Produce an exact copy of all the data below, dropping every image.

Information provided
---
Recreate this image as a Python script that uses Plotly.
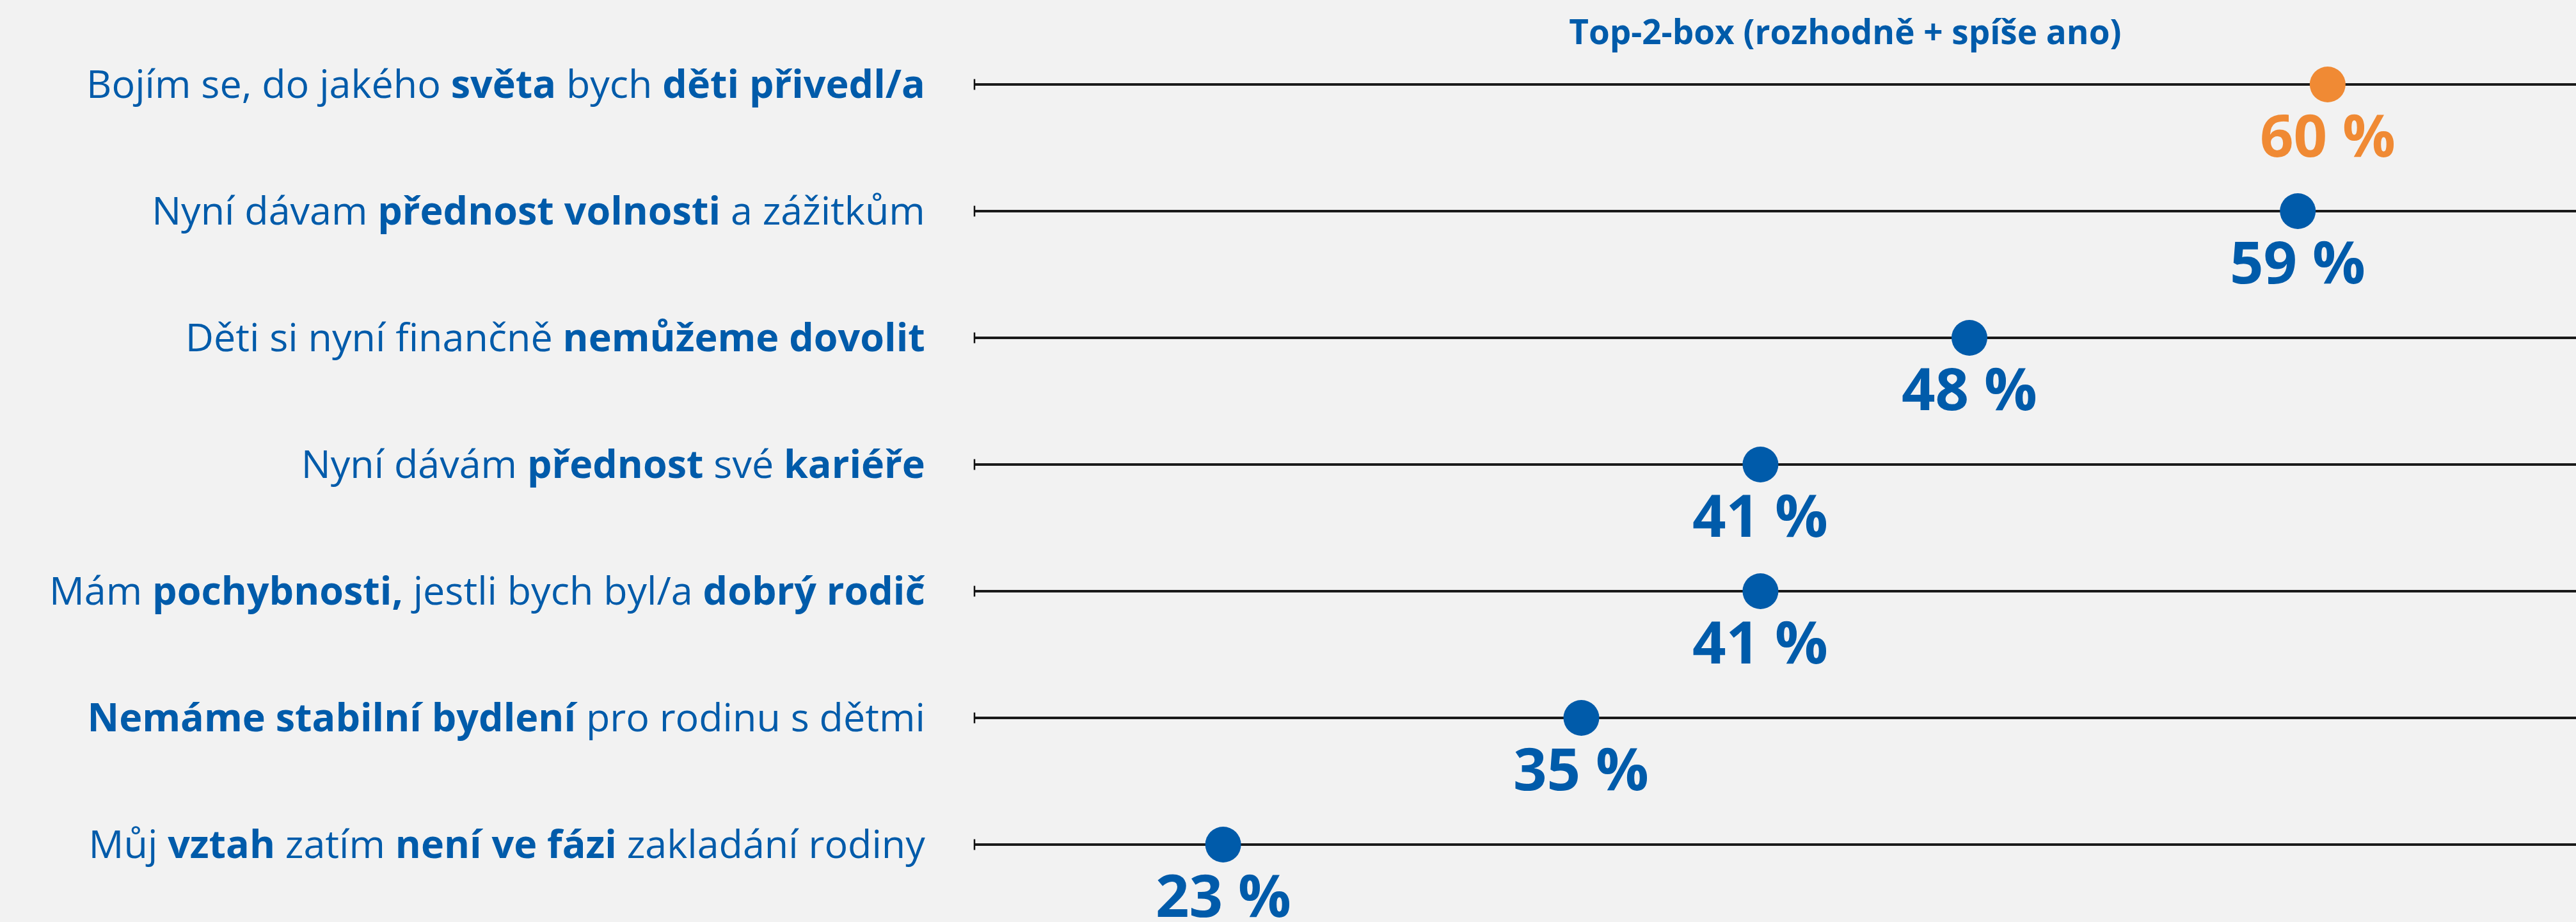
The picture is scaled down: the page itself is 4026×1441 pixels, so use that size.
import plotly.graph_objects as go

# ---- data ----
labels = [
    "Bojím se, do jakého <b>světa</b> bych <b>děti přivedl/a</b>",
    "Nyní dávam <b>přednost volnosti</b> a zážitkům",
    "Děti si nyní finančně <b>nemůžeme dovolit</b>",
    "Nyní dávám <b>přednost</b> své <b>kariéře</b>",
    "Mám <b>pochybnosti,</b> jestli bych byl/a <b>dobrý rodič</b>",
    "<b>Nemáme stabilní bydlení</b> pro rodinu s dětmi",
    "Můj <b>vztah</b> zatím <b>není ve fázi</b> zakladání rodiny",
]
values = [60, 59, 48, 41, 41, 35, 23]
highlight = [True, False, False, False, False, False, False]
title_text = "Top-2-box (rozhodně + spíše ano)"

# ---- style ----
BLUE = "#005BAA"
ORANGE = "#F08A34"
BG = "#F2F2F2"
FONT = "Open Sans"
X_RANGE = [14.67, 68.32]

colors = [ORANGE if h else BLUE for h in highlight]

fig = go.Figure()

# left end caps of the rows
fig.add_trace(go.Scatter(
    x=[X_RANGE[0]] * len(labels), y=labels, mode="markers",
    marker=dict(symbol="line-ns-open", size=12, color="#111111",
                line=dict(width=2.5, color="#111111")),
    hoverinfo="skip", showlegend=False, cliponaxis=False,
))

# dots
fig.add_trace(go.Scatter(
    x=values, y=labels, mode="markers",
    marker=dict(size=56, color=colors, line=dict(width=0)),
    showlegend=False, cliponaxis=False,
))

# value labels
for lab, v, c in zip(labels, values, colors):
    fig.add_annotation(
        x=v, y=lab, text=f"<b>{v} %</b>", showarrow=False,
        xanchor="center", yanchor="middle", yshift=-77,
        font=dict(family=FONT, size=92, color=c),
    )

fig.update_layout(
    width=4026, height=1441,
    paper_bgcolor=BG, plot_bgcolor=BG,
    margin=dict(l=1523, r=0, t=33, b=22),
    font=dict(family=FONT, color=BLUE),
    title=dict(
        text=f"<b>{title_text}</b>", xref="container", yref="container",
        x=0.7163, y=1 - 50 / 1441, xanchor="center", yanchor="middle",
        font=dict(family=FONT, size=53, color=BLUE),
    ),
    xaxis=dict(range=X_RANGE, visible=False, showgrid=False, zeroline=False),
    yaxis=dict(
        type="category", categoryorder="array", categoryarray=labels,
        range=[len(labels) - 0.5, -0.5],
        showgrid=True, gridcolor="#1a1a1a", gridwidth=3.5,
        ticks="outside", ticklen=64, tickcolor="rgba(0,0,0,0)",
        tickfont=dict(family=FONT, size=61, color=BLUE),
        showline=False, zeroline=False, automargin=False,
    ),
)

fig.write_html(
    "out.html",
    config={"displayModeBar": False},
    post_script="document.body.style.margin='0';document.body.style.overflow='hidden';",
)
---
Task solution
Recreate this image as a Python script that uses Plotly.
The picture is scaled down: the page itself is 4026×1441 pixels, so use that size.
import plotly.graph_objects as go

# ---- data ----
labels = [
    "Bojím se, do jakého <b>světa</b> bych <b>děti přivedl/a</b>",
    "Nyní dávam <b>přednost volnosti</b> a zážitkům",
    "Děti si nyní finančně <b>nemůžeme dovolit</b>",
    "Nyní dávám <b>přednost</b> své <b>kariéře</b>",
    "Mám <b>pochybnosti,</b> jestli bych byl/a <b>dobrý rodič</b>",
    "<b>Nemáme stabilní bydlení</b> pro rodinu s dětmi",
    "Můj <b>vztah</b> zatím <b>není ve fázi</b> zakladání rodiny",
]
values = [60, 59, 48, 41, 41, 35, 23]
highlight = [True, False, False, False, False, False, False]
title_text = "Top-2-box (rozhodně + spíše ano)"

# ---- style ----
BLUE = "#005BAA"
ORANGE = "#F08A34"
BG = "#F2F2F2"
FONT = "Open Sans"
X_RANGE = [14.67, 68.32]

colors = [ORANGE if h else BLUE for h in highlight]

fig = go.Figure()

# left end caps of the rows
fig.add_trace(go.Scatter(
    x=[X_RANGE[0]] * len(labels), y=labels, mode="markers",
    marker=dict(symbol="line-ns-open", size=12, color="#111111",
                line=dict(width=2.5, color="#111111")),
    hoverinfo="skip", showlegend=False, cliponaxis=False,
))

# dots
fig.add_trace(go.Scatter(
    x=values, y=labels, mode="markers",
    marker=dict(size=56, color=colors, line=dict(width=0)),
    showlegend=False, cliponaxis=False,
))

# value labels
for lab, v, c in zip(labels, values, colors):
    fig.add_annotation(
        x=v, y=lab, text=f"<b>{v} %</b>", showarrow=False,
        xanchor="center", yanchor="middle", yshift=-77,
        font=dict(family=FONT, size=92, color=c),
    )

fig.update_layout(
    width=4026, height=1441,
    paper_bgcolor=BG, plot_bgcolor=BG,
    margin=dict(l=1523, r=0, t=33, b=22),
    font=dict(family=FONT, color=BLUE),
    title=dict(
        text=f"<b>{title_text}</b>", xref="container", yref="container",
        x=0.7163, y=1 - 50 / 1441, xanchor="center", yanchor="middle",
        font=dict(family=FONT, size=53, color=BLUE),
    ),
    xaxis=dict(range=X_RANGE, visible=False, showgrid=False, zeroline=False),
    yaxis=dict(
        type="category", categoryorder="array", categoryarray=labels,
        range=[len(labels) - 0.5, -0.5],
        showgrid=True, gridcolor="#1a1a1a", gridwidth=3.5,
        ticks="outside", ticklen=64, tickcolor="rgba(0,0,0,0)",
        tickfont=dict(family=FONT, size=61, color=BLUE),
        showline=False, zeroline=False, automargin=False,
    ),
)

fig.write_html(
    "out.html",
    config={"displayModeBar": False},
    post_script="document.body.style.margin='0';document.body.style.overflow='hidden';",
)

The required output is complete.